What is a mixed number? ▼
A mixed number is a whole number combined with a proper fraction, such as 1 1/2 or 3 3/4. It represents a value greater than one. You can convert an improper fraction (where the numerator is larger than the denominator) into a mixed number by dividing the numerator by the denominator. The quotient becomes the whole number, and the remainder becomes the new numerator over the original denominator.
How do you multiply fractions? ▼
Multiplying fractions is straightforward: multiply the numerators together to get the product's numerator, and multiply the denominators together to get the product's denominator. For example, multiplying 2/3 by 3/4 gives (2 * 3) / (3 * 4) = 6/12, which simplifies to 1/2. You do not need to find a common denominator.

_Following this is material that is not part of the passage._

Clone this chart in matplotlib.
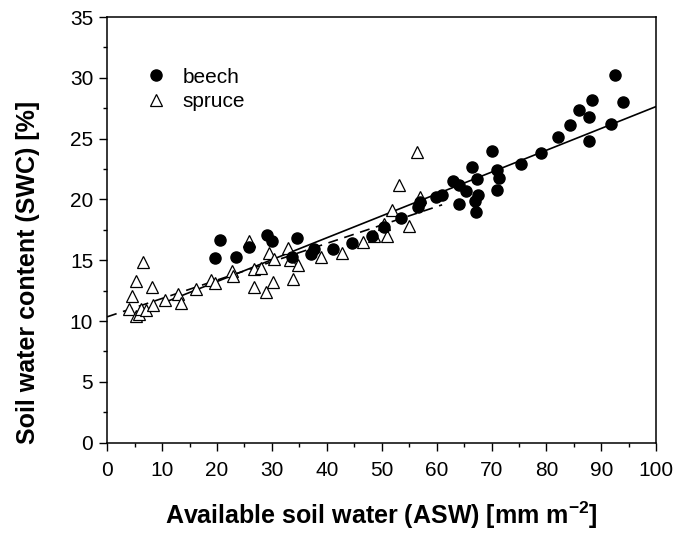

How do you divide fractions? ▼
To divide one fraction by another, multiply the first fraction by the reciprocal (the inverted version) of the second fraction. This is often remembered as 'Keep, Change, Flip' (keep the first fraction, change the division sign to multiplication, and flip the second fraction). For example, 1/2 divided by 1/4 becomes 1/2 * 4/1, which equals 4/2, simplifying to 2.
How do you simplify a fraction? ▼
To simplify a fraction to its lowest terms, determine the Greatest Common Divisor (GCD) of both the numerator and the denominator. Then, divide both numbers by that common divisor. For example, for the fraction 8/12, the GCD of 8 and 12 is 4. Dividing both numbers by 4 simplifies the fraction to 2/3.
Can a fraction have a denominator of zero? ▼
No, a fraction cannot have a denominator of zero. In mathematics, division by zero is undefined because there is no logical value that can satisfy the division. In this online calculator, attempting to enter a zero in the denominator field will trigger an automatic error alert.